TASK PROMPT:
Find the lines with the string "matplotlib" and return them.

[BEGIN GIVEN MATERIAL]

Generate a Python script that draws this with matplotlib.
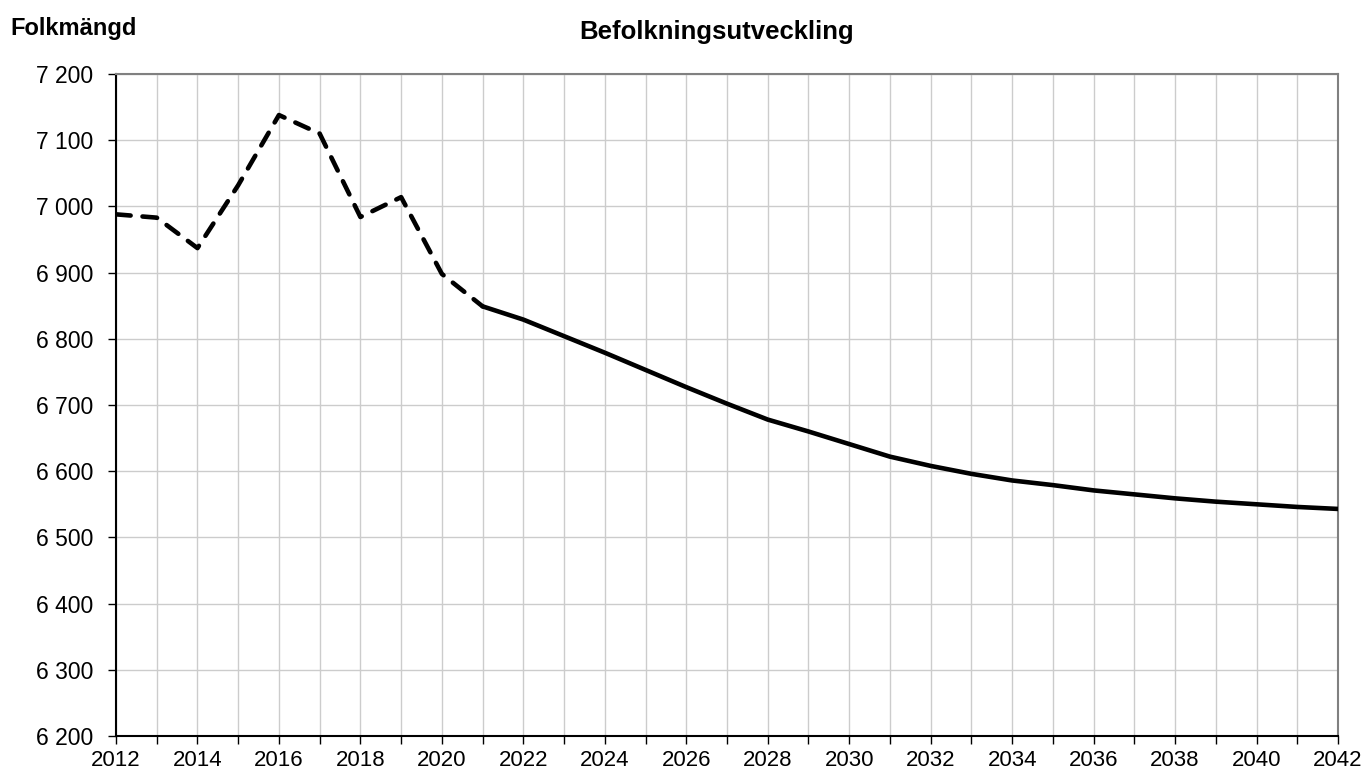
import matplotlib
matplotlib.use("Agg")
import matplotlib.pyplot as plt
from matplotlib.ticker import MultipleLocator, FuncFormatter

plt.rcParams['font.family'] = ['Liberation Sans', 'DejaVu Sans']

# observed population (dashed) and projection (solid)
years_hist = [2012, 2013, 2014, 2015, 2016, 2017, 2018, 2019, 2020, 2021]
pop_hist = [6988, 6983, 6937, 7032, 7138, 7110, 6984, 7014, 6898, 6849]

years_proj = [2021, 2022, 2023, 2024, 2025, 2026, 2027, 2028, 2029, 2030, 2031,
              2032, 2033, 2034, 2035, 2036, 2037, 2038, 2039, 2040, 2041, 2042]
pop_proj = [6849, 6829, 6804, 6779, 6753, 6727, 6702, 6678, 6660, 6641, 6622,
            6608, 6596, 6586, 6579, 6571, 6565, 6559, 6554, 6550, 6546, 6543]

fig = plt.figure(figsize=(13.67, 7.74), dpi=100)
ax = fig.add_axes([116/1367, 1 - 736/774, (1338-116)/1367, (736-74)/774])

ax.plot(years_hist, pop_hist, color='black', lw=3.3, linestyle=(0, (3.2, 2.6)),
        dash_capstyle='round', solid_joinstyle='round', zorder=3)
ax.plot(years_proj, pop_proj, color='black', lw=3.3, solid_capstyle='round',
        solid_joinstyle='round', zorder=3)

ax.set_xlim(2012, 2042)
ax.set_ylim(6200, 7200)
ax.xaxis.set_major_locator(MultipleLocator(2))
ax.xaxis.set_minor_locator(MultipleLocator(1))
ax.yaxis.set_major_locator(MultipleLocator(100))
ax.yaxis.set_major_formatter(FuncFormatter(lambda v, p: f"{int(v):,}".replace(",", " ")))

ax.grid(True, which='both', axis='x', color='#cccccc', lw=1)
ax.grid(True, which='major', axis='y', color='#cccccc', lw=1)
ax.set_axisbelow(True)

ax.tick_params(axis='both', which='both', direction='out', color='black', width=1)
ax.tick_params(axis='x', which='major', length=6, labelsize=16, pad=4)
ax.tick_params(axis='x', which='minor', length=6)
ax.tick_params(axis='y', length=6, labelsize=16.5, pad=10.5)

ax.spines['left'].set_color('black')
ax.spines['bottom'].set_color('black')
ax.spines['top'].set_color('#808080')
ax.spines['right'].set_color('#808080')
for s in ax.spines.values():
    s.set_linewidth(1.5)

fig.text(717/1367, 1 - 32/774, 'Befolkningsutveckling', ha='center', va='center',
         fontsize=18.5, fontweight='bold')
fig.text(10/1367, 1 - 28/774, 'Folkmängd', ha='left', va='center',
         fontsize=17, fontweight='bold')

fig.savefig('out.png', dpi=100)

[END GIVEN MATERIAL]

WRITTEN SOLUTION:
Generate a Python script that draws this with matplotlib.
import matplotlib
matplotlib.use("Agg")
import matplotlib.pyplot as plt
from matplotlib.ticker import MultipleLocator, FuncFormatter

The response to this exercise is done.